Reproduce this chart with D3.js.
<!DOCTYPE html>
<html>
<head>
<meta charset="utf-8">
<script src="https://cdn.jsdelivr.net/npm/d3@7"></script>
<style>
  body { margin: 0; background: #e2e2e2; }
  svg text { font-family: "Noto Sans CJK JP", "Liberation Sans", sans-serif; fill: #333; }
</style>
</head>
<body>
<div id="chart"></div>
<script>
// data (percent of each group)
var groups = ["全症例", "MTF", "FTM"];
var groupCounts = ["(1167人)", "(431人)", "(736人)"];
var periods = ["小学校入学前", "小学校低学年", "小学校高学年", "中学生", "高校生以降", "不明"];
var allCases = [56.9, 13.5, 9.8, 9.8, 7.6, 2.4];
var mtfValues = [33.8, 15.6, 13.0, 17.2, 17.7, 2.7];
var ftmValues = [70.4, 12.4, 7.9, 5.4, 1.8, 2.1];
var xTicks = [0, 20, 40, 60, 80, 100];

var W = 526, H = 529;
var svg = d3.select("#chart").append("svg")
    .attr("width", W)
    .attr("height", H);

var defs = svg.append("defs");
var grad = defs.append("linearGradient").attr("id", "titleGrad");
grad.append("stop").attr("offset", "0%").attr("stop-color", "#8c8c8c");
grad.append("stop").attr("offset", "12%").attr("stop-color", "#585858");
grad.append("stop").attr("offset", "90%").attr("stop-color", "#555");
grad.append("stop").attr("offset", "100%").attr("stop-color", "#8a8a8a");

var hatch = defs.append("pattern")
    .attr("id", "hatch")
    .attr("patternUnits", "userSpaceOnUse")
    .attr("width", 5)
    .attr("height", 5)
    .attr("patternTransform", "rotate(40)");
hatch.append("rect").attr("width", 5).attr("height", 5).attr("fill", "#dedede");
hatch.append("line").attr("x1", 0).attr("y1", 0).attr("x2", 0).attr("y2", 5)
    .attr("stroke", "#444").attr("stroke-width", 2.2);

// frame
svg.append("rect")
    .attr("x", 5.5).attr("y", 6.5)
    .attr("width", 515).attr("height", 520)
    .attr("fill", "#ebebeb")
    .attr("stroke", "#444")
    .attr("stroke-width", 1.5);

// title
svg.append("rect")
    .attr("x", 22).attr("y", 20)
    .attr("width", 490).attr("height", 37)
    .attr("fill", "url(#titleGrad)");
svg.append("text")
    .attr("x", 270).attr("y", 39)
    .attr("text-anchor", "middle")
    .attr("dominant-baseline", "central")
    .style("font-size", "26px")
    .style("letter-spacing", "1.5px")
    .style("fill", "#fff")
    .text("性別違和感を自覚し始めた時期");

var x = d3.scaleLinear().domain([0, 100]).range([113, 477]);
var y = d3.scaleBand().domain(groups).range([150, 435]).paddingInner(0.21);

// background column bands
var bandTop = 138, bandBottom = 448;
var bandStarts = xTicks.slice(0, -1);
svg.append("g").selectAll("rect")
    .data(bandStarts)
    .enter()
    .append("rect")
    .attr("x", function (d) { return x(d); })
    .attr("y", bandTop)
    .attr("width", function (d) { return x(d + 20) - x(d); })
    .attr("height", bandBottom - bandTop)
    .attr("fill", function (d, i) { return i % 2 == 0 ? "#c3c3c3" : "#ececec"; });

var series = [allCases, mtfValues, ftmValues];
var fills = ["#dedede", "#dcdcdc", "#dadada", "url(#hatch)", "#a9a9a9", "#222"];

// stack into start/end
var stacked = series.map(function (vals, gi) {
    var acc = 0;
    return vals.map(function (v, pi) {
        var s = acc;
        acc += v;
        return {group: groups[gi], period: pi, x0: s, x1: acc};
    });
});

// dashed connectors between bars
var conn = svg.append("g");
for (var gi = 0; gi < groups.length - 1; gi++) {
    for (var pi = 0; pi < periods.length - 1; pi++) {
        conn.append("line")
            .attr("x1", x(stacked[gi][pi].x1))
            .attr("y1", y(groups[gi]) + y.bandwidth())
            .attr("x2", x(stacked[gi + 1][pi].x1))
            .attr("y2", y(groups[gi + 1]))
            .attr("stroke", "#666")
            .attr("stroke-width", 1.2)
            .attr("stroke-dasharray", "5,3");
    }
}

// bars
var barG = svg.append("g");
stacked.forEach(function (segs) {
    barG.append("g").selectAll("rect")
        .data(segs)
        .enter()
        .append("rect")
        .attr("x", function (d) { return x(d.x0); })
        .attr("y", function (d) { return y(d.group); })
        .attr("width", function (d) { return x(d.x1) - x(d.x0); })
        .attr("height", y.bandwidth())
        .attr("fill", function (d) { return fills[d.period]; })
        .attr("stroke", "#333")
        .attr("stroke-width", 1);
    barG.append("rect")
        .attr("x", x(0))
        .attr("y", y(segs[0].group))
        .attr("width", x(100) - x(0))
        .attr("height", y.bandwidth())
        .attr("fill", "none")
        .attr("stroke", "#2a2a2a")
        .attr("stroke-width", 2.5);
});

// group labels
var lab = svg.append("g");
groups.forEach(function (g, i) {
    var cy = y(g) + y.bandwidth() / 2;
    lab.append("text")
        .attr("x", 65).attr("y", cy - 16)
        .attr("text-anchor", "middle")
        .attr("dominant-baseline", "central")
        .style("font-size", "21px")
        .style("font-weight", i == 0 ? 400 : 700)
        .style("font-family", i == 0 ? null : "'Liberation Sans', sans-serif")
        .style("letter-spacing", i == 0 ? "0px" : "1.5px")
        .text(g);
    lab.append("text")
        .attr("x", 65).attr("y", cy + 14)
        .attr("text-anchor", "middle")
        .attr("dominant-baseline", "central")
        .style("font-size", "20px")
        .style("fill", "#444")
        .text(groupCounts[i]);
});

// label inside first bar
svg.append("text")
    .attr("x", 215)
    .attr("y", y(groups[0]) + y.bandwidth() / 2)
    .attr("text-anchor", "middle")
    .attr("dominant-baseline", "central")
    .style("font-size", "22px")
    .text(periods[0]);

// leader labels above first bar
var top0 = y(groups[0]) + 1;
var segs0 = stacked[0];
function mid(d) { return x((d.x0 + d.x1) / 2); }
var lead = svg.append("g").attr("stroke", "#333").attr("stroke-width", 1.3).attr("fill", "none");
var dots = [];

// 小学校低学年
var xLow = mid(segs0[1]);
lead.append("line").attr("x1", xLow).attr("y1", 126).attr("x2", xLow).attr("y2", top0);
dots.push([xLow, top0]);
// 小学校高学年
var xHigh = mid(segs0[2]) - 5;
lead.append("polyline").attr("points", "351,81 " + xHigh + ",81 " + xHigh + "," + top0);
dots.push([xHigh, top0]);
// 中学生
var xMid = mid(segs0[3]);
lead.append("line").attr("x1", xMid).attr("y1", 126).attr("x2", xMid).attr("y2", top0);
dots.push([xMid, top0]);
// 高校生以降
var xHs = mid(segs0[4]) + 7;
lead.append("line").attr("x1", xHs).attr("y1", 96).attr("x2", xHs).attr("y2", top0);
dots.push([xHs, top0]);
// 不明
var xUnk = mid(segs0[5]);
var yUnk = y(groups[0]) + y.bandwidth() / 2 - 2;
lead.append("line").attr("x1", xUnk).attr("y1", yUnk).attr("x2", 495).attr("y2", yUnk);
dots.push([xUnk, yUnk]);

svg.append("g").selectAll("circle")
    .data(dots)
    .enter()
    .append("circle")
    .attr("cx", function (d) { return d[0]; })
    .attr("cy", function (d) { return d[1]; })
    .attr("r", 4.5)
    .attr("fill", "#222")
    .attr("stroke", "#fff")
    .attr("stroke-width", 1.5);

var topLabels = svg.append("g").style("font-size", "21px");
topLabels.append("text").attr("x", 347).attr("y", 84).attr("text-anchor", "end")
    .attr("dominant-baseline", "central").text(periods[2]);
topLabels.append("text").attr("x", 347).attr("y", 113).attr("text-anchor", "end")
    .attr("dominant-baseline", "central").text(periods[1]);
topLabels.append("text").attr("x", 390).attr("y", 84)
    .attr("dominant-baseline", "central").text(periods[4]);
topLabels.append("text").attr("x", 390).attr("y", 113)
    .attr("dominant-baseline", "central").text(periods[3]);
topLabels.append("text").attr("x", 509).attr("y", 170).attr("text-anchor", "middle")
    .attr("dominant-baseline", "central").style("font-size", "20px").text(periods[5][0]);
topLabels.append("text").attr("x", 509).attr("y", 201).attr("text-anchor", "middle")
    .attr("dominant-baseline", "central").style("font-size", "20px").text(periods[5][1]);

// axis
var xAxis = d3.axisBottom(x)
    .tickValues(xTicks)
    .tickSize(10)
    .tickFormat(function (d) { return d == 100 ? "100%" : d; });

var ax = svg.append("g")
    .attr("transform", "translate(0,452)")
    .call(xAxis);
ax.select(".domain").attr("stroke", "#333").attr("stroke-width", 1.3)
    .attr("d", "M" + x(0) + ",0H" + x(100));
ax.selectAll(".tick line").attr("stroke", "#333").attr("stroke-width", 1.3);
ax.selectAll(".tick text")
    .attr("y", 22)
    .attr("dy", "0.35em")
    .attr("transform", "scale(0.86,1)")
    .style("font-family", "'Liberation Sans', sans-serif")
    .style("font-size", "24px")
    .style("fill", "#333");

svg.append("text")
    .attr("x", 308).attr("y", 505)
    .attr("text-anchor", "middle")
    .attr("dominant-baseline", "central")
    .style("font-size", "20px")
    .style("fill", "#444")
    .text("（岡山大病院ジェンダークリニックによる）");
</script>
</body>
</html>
...
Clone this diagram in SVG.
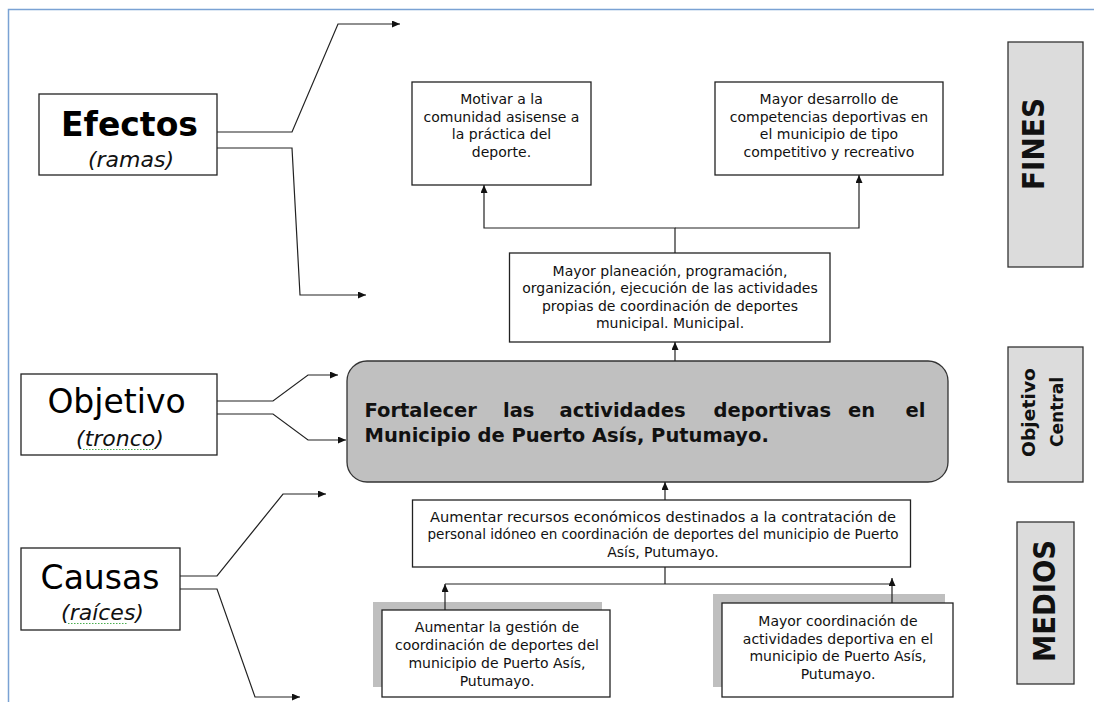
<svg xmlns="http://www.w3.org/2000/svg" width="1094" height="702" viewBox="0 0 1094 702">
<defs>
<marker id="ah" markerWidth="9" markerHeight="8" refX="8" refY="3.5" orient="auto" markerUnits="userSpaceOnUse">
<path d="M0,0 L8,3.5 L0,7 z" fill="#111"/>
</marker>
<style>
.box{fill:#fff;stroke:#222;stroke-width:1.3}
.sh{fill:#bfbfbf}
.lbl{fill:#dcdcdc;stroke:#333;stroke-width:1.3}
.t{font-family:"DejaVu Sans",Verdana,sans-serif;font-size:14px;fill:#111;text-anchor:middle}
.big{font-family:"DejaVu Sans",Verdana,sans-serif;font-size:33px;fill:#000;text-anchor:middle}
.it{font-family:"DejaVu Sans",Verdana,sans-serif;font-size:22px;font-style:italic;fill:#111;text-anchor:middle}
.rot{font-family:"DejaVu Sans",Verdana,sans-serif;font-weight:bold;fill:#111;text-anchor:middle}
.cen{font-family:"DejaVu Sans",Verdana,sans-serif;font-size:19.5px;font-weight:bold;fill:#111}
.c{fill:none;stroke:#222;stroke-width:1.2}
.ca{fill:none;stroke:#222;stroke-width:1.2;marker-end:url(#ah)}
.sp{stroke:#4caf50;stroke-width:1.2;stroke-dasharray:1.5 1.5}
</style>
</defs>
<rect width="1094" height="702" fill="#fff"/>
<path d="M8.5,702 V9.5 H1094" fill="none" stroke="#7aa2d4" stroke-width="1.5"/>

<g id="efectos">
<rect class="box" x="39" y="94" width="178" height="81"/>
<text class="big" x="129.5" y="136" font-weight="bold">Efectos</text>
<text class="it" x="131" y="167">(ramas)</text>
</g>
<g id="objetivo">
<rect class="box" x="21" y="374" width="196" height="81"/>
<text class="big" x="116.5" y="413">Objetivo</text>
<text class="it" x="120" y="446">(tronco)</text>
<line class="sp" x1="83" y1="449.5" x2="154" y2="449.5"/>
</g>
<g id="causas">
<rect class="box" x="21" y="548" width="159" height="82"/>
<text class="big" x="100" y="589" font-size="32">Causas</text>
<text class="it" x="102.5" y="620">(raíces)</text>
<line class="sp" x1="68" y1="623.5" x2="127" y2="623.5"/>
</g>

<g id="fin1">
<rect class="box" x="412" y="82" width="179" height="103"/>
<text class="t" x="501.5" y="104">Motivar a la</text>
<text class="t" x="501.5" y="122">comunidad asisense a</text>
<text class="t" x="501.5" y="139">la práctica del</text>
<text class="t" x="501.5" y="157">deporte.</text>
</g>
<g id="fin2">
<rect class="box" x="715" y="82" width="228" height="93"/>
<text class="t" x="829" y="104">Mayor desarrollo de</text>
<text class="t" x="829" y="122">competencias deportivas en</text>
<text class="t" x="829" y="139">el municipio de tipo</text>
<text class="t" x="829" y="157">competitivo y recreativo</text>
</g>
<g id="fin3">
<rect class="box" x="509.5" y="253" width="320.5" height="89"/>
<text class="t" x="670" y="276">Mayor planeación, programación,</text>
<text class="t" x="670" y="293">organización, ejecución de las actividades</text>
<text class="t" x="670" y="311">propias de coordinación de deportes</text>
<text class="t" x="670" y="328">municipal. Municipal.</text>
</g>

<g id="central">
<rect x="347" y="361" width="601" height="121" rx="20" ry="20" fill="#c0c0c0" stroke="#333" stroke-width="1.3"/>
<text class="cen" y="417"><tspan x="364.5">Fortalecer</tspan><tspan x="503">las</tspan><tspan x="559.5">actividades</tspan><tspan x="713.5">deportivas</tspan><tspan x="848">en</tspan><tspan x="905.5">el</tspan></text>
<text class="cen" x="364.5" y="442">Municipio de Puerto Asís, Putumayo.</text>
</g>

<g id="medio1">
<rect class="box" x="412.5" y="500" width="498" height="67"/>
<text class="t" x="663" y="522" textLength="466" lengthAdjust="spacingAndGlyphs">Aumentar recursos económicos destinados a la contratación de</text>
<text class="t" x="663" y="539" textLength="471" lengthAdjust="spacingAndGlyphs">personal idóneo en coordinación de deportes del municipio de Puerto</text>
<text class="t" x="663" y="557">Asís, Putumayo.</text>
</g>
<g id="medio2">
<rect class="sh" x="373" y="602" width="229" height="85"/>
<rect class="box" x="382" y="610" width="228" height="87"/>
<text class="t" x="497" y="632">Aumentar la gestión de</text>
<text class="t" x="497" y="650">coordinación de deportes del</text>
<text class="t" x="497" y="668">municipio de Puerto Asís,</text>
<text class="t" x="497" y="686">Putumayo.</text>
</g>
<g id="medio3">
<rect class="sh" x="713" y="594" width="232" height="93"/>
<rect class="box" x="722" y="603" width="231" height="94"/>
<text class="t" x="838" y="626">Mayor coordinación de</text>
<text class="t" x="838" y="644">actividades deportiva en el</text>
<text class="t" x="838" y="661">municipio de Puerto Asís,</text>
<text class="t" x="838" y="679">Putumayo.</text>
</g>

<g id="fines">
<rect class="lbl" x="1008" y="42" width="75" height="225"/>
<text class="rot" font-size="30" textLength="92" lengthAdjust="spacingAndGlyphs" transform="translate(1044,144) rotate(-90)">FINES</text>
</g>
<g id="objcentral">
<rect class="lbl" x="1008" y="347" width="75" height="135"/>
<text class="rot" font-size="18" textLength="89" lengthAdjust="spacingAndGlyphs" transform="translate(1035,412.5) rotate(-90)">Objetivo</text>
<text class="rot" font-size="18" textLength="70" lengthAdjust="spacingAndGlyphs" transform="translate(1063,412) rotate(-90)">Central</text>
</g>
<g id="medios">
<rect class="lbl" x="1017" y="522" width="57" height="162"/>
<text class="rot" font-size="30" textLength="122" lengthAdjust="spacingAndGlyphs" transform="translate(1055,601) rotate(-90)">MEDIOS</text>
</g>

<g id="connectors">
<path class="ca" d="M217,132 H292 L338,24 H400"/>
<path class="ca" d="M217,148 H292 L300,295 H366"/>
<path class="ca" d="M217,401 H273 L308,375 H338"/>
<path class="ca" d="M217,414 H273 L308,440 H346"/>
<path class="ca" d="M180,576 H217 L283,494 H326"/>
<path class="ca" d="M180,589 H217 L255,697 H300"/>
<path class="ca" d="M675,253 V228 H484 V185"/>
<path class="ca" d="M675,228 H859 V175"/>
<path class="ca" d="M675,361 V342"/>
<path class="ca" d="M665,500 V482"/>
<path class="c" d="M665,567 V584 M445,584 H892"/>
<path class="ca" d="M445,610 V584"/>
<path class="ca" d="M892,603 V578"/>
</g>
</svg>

*What needs to be done*
Count how many lines of the data include the word "chart". Your reply should be that number alone.

*Output for this task*
3